Thankfully, this axis of hate is still largely confined to Islamic radicals and global elites and is far from universal. Many people around the world still strongly support Israel and work to ensure its survival; many others are undecided, uninformed, or simply disinterested. However, the sheer tenacity and volume of Israel’s opposition is powerful enough to influence even its strongest supporters. It is certainly enough to influence those who are uneducated on the issues.
Those who count themselves among Israel’s friends must take it upon themselves to courageously confront Israel’s enemies with all the resources and might at their disposal. They must shout their disapproval with anti-Israel propaganda and loudly proclaim their solidarity with the Jewish people and the Jewish state. While that does not mean they will endorse every policy ever enacted by the Israeli Knesset, it does mean they will refuse to allow another episode of global antisemitism to grow unchecked until it morphs into something far more dangerous than rhetoric.
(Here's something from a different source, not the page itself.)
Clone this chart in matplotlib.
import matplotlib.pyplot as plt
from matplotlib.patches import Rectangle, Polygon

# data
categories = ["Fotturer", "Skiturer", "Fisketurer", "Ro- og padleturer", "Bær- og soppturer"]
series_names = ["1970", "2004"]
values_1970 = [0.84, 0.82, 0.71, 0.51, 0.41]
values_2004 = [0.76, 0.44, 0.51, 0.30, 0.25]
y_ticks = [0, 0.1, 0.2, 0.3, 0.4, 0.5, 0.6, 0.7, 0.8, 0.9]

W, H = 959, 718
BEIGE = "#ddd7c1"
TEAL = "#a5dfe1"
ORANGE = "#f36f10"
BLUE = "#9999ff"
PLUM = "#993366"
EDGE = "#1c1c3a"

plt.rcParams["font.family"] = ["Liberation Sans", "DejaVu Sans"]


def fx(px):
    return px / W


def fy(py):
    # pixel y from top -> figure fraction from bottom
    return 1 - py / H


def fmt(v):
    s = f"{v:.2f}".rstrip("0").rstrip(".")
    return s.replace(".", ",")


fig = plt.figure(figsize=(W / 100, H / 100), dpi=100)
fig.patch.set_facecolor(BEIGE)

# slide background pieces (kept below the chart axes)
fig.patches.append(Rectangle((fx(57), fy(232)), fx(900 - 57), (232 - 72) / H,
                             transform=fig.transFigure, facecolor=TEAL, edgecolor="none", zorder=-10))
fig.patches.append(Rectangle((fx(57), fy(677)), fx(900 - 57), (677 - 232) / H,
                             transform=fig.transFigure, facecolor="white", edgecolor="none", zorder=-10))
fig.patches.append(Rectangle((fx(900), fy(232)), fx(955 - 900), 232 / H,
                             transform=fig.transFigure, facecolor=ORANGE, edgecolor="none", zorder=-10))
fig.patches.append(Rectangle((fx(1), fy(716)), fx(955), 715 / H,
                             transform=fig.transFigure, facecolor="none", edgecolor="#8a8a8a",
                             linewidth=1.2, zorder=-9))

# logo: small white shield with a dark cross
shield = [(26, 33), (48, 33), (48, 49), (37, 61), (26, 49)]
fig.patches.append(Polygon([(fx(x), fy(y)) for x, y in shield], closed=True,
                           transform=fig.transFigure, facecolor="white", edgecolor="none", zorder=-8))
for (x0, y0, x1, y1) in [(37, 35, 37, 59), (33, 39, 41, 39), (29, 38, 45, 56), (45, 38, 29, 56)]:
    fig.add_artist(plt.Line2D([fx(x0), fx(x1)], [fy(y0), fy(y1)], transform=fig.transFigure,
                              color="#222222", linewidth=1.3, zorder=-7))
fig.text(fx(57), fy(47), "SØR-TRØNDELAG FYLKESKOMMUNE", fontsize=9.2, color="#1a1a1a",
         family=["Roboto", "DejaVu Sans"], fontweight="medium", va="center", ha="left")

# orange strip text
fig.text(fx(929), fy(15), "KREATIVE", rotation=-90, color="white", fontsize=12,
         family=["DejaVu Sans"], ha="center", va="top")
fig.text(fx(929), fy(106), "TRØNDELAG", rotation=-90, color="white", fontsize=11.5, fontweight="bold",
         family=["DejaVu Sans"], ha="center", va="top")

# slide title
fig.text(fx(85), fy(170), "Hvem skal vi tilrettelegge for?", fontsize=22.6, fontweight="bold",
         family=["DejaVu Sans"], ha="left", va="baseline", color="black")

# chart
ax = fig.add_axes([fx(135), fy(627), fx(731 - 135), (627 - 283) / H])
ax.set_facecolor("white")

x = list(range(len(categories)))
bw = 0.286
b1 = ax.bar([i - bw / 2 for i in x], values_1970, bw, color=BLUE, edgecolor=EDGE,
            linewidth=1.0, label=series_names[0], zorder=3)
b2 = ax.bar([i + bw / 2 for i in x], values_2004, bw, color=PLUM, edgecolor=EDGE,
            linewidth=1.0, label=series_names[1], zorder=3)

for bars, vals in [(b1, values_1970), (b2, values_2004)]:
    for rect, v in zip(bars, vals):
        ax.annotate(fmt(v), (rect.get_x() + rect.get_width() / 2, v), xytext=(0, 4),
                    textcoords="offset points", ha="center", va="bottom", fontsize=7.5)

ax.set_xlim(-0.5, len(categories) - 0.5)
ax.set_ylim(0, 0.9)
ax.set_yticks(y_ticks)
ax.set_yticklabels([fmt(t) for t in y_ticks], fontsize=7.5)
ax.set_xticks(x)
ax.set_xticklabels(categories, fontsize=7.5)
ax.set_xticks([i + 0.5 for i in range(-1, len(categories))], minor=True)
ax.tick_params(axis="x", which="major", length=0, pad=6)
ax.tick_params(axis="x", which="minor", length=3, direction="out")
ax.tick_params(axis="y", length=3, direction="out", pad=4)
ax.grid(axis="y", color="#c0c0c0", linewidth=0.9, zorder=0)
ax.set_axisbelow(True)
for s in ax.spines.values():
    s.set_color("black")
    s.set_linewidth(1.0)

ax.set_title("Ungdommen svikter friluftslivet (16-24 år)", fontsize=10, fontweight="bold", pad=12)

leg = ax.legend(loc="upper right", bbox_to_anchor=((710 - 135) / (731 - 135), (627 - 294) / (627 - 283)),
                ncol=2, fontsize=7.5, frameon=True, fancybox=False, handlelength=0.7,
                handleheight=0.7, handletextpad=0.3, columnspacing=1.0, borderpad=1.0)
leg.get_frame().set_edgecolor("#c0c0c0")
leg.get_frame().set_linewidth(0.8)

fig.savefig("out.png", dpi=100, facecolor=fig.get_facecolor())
Which, by the way, has happened once or twice.
I call especially upon my fellow Christians to wake from their slumber and take notice of what’s going on. The Jewish people need our support now more than ever. The fact that the ASA boycott has come and gone with little more than a peep from the Christian world is a source of great shame to me. Where are all those Christians who are always saying how much they love the Jewish people? Where are the leaders? Where are the Christian scholars and academic institutions who will stand up to this initiative and condemn its drafters as radicals?
I’m waiting. And the people of Israel are waiting. Silence is not an option.